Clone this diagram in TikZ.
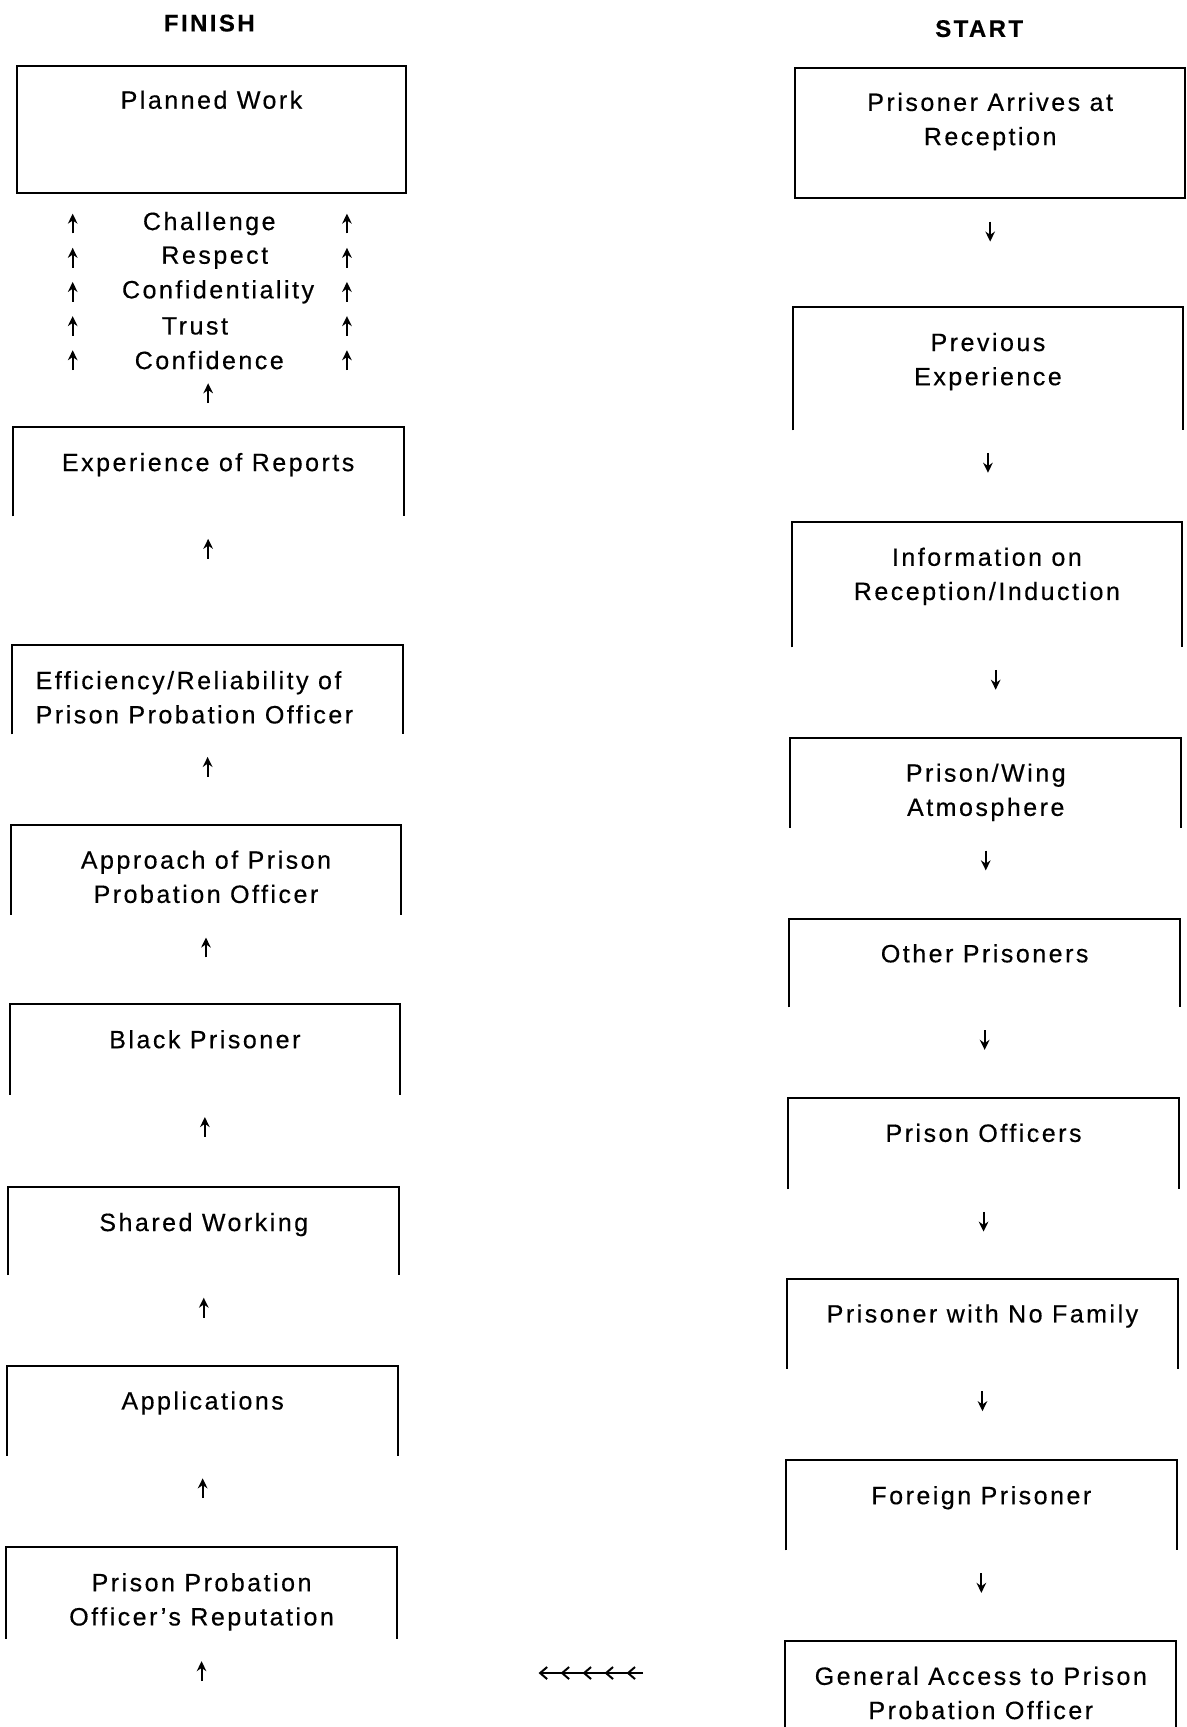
\documentclass[tikz,border=0pt]{standalone}
\usepackage{fontspec}
\setmainfont{Liberation Sans}[LetterSpace=10, FakeBold=0.4]
\usetikzlibrary{arrows.meta, calc, decorations.markings}
\newcommand{\pu}{0.5506pt}

\begin{document}
\begin{tikzpicture}[
    x=\pu, y=-\pu,
    every node/.style={font=\fontsize{12.5}{17.1}\selectfont},
    stage/.style={anchor=north, minimum width=354*\pu, inner sep=0pt},
    stagetext/.style={anchor=north, yshift=-12.6pt, inner sep=0pt, align=center},
    edge/.style={line width=1pt},
    uparr/.style={line width=1pt, -{Stealth[length=5pt,width=4.8pt]}},
    multiarr/.style={
        line width=1pt,
        -{Straight Barb[length=3.5pt,width=6pt]},
        postaction={decorate},
        decoration={markings,
            mark=between positions 0.16 and 0.8 step 0.21 with {\arrow{Straight Barb[length=3.5pt,width=6pt]}}}
    }
]
\useasboundingbox (0,0) rectangle (1077,1568);

\node[font=\fontsize{12}{14}\selectfont\bfseries] (finish) at (190,21) {FINISH};
\node[font=\fontsize{12}{14}\selectfont\bfseries] (start) at (889,26) {START};

% finish column
\node[stage, draw, edge, minimum height=115*\pu, label={[stagetext]north:Planned Work}] (plan) at (192,59) {};
\node (chal)  at (190,203) {Challenge};
\node (resp)  at (195,234) {Respect};
\node (conf)  at (198,265) {Confidentiality};
\node (trust) at (177,296) {Trust};
\node (cfd)   at (190,327) {Confidence};
\node[stage, minimum height=80*\pu, label={[stagetext]north:Experience of Reports}] (rep) at (189,388) {};
\node[stage, minimum height=80*\pu, label={[stagetext, align=left, xshift=-12*\pu]north:Efficiency/Reliability of\\Prison Probation Officer}] (eff) at (188.5,586) {};
\node[stage, minimum height=81*\pu, label={[stagetext]north:Approach of Prison\\Probation Officer}] (appr) at (187,749) {};
\node[stage, minimum height=81*\pu, label={[stagetext]north:Black Prisoner}] (black) at (186,912) {};
\node[stage, minimum height=79*\pu, label={[stagetext]north:Shared Working}] (shared) at (185,1078) {};
\node[stage, minimum height=81*\pu, label={[stagetext]north:Applications}] (appl) at (184,1240) {};
\node[stage, minimum height=82*\pu, label={[stagetext]north:Prison Probation\\Officer's Reputation}] (repu) at (183,1405) {};

% start column
\node[stage, draw, edge, minimum height=118*\pu, label={[stagetext]north:Prisoner Arrives at\\Reception}] (arrive) at (899,61) {};
\node[stage, minimum height=111*\pu, label={[stagetext]north:Previous\\Experience}] (prev) at (897,279) {};
\node[stage, minimum height=113*\pu, label={[stagetext]north:Information on\\Reception/Induction}] (info) at (896,474) {};
\node[stage, minimum height=81*\pu, label={[stagetext]north:Prison/Wing\\Atmosphere}] (wing) at (895,670) {};
\node[stage, minimum height=80*\pu, label={[stagetext]north:Other Prisoners}] (other) at (894,834) {};
\node[stage, minimum height=82*\pu, label={[stagetext]north:Prison Officers}] (poff) at (893,997) {};
\node[stage, minimum height=81*\pu, label={[stagetext]north:Prisoner with No Family}] (family) at (892,1161) {};
\node[stage, minimum height=81*\pu, label={[stagetext]north:Foreign Prisoner}] (foreign) at (891,1326) {};
\node[stage, minimum height=90*\pu, label={[stagetext]north:General Access to Prison\\Probation Officer}] (access) at (890.5,1490) {};

\foreach \n in {rep, eff, appr, black, shared, appl, repu, prev, info, wing, other, poff, family, foreign, access}
    \draw[edge] (\n.south west) |- (\n.north east) -- (\n.south east);

\coordinate (lx) at (66,0);
\coordinate (rx) at (315,0);
\foreach \w in {chal, resp, conf, trust, cfd} {
    \draw[uparr] ($(\w -| lx)+(0,9)$) -- ++(0,-18);
    \draw[uparr] ($(\w -| rx)+(0,9)$) -- ++(0,-18);
}
\draw[uparr] ($(rep.north)+(0,-22)$) -- ++(0,-18);

\foreach \n in {rep, eff, appr, black, shared, appl, repu}
    \draw[uparr] ($(\n.south)+(0,38.5)$) -- ++(0,-18);
\foreach \n in {arrive, prev, wing, other, poff, family, foreign}
    \draw[uparr] ($(\n.south)+(0,20.5)$) -- ++(0,18);
\draw[uparr] ($(info.south)+(8,20.5)$) -- ++(0,18);

\coordinate (hs) at (584,1519);
\coordinate (he) at (489,1519);
\draw[multiarr] (hs) -- (he);
\end{tikzpicture}
\end{document}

> _REQUIRED WORK_
Your copy of the data should match it exactly, except that pictures are left out.

> _THE RESULT_
Clone this diagram in TikZ.
\documentclass[tikz,border=0pt]{standalone}
\usepackage{fontspec}
\setmainfont{Liberation Sans}[LetterSpace=10, FakeBold=0.4]
\usetikzlibrary{arrows.meta, calc, decorations.markings}
\newcommand{\pu}{0.5506pt}

\begin{document}
\begin{tikzpicture}[
    x=\pu, y=-\pu,
    every node/.style={font=\fontsize{12.5}{17.1}\selectfont},
    stage/.style={anchor=north, minimum width=354*\pu, inner sep=0pt},
    stagetext/.style={anchor=north, yshift=-12.6pt, inner sep=0pt, align=center},
    edge/.style={line width=1pt},
    uparr/.style={line width=1pt, -{Stealth[length=5pt,width=4.8pt]}},
    multiarr/.style={
        line width=1pt,
        -{Straight Barb[length=3.5pt,width=6pt]},
        postaction={decorate},
        decoration={markings,
            mark=between positions 0.16 and 0.8 step 0.21 with {\arrow{Straight Barb[length=3.5pt,width=6pt]}}}
    }
]
\useasboundingbox (0,0) rectangle (1077,1568);

\node[font=\fontsize{12}{14}\selectfont\bfseries] (finish) at (190,21) {FINISH};
\node[font=\fontsize{12}{14}\selectfont\bfseries] (start) at (889,26) {START};

% finish column
\node[stage, draw, edge, minimum height=115*\pu, label={[stagetext]north:Planned Work}] (plan) at (192,59) {};
\node (chal)  at (190,203) {Challenge};
\node (resp)  at (195,234) {Respect};
\node (conf)  at (198,265) {Confidentiality};
\node (trust) at (177,296) {Trust};
\node (cfd)   at (190,327) {Confidence};
\node[stage, minimum height=80*\pu, label={[stagetext]north:Experience of Reports}] (rep) at (189,388) {};
\node[stage, minimum height=80*\pu, label={[stagetext, align=left, xshift=-12*\pu]north:Efficiency/Reliability of\\Prison Probation Officer}] (eff) at (188.5,586) {};
\node[stage, minimum height=81*\pu, label={[stagetext]north:Approach of Prison\\Probation Officer}] (appr) at (187,749) {};
\node[stage, minimum height=81*\pu, label={[stagetext]north:Black Prisoner}] (black) at (186,912) {};
\node[stage, minimum height=79*\pu, label={[stagetext]north:Shared Working}] (shared) at (185,1078) {};
\node[stage, minimum height=81*\pu, label={[stagetext]north:Applications}] (appl) at (184,1240) {};
\node[stage, minimum height=82*\pu, label={[stagetext]north:Prison Probation\\Officer's Reputation}] (repu) at (183,1405) {};

% start column
\node[stage, draw, edge, minimum height=118*\pu, label={[stagetext]north:Prisoner Arrives at\\Reception}] (arrive) at (899,61) {};
\node[stage, minimum height=111*\pu, label={[stagetext]north:Previous\\Experience}] (prev) at (897,279) {};
\node[stage, minimum height=113*\pu, label={[stagetext]north:Information on\\Reception/Induction}] (info) at (896,474) {};
\node[stage, minimum height=81*\pu, label={[stagetext]north:Prison/Wing\\Atmosphere}] (wing) at (895,670) {};
\node[stage, minimum height=80*\pu, label={[stagetext]north:Other Prisoners}] (other) at (894,834) {};
\node[stage, minimum height=82*\pu, label={[stagetext]north:Prison Officers}] (poff) at (893,997) {};
\node[stage, minimum height=81*\pu, label={[stagetext]north:Prisoner with No Family}] (family) at (892,1161) {};
\node[stage, minimum height=81*\pu, label={[stagetext]north:Foreign Prisoner}] (foreign) at (891,1326) {};
\node[stage, minimum height=90*\pu, label={[stagetext]north:General Access to Prison\\Probation Officer}] (access) at (890.5,1490) {};

\foreach \n in {rep, eff, appr, black, shared, appl, repu, prev, info, wing, other, poff, family, foreign, access}
    \draw[edge] (\n.south west) |- (\n.north east) -- (\n.south east);

\coordinate (lx) at (66,0);
\coordinate (rx) at (315,0);
\foreach \w in {chal, resp, conf, trust, cfd} {
    \draw[uparr] ($(\w -| lx)+(0,9)$) -- ++(0,-18);
    \draw[uparr] ($(\w -| rx)+(0,9)$) -- ++(0,-18);
}
\draw[uparr] ($(rep.north)+(0,-22)$) -- ++(0,-18);

\foreach \n in {rep, eff, appr, black, shared, appl, repu}
    \draw[uparr] ($(\n.south)+(0,38.5)$) -- ++(0,-18);
\foreach \n in {arrive, prev, wing, other, poff, family, foreign}
    \draw[uparr] ($(\n.south)+(0,20.5)$) -- ++(0,18);
\draw[uparr] ($(info.south)+(8,20.5)$) -- ++(0,18);

\coordinate (hs) at (584,1519);
\coordinate (he) at (489,1519);
\draw[multiarr] (hs) -- (he);
\end{tikzpicture}
\end{document}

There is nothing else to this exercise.